Symantec’s decision to buy the authentication and identity business of Internet infrastructure provider Verisign is “a bad idea”, according to John Pescatore, a fellow at analyst company Gartner.
The acquired business sells SSL security certificates to web site operators. Symantec hopes that it will be able to use this channel to sell its other security products, Pescatore said today. “We don’t think that will work,” he added.
The cost of SSL certificates is such that it is not a major purchasing decision, Pescatore argued, so leveraging the customer relationship will be difficult. “Selling copier paper doesn’t help you sell copiers,” he explained.
He added that both revenues and profit margins at Verisign’s SSL business have been shrinking of late. “Symantec is buying $400 million in annual revenue for $1.3 billion.”
After Symantec’s recent acquisition of PGP Corporation, an encryption provider that owns a small SSL certification business, Gartner had warned that investing in such a highly-commoditised business would be a distraction for the company. “Unfortunately, Symantec were seduced by the revenue,” Pescatore said today.

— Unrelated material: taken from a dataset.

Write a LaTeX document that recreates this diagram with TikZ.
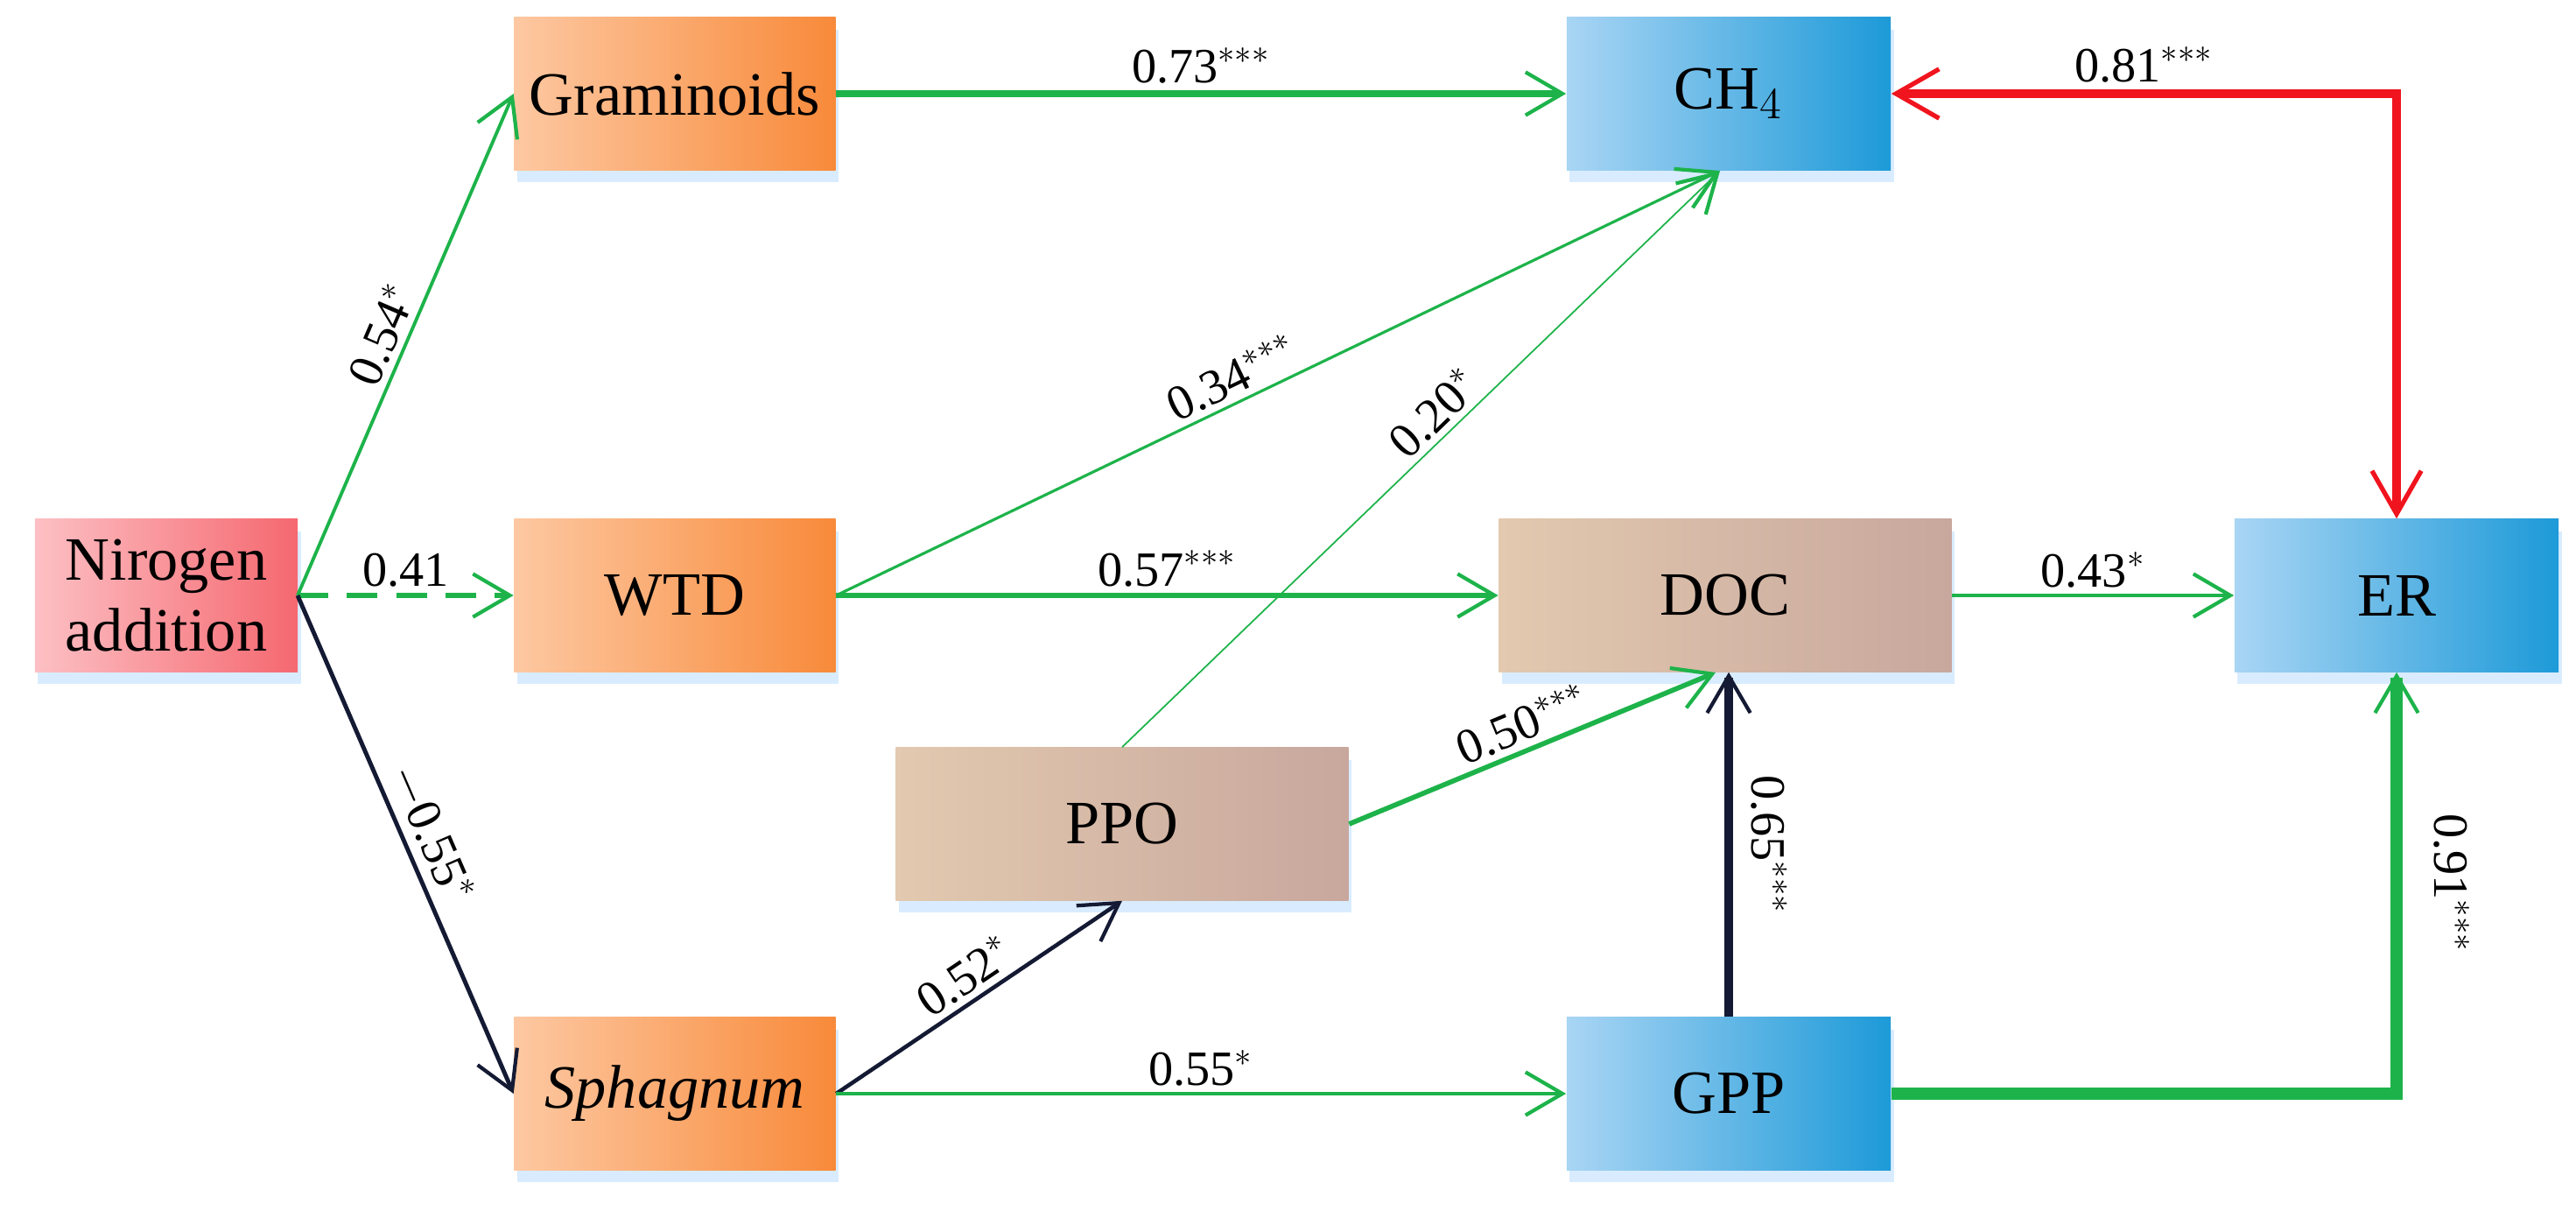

Symantec’s official justification for the deal is that it will help businesses and consumers use the Internet more securely.
“With the combined products and reach from Symantec and VeriSign, we are poised to drive the adoption of identity security as the means to provide simple and secure access to anything from anywhere, to prevent identity fraud and to make online experiences more user-friendly and hassle-free,” said president and CEO Enrique Salem in a statement.
According to Pescatore, however, there is little scope for a meaningful integration of the two companies’ technology. “A security certificate is like a license plate on your car,” he said. “You screw it on but there’s no integration with the rest of the vehicle.”
Instead, he predicted that Verisign’s SSL business will operate under Symantec as though it were a separate company. This has been the pattern for many of the company’s previous acquisitions, he said, most notably its $13.5 billion merger with storage technology provider Veritas in 2004.
“The initial claims that [then-CEO] John Thomson made – that security and storage management were essentially the same thing – have proven totally false. But they operate [Veritas] as though it was separate business now, and they seem to be running it pretty well.”
Earlier this month, the company revealed that revenue for its 2010 financial year was $5.99 billion, down 3% from the previous year. Its net income for the year was $714 million compared to a $6.8 billion loss in 2009, caused by a negative reassessment of the worth of various acquisitions, including that of Veritas.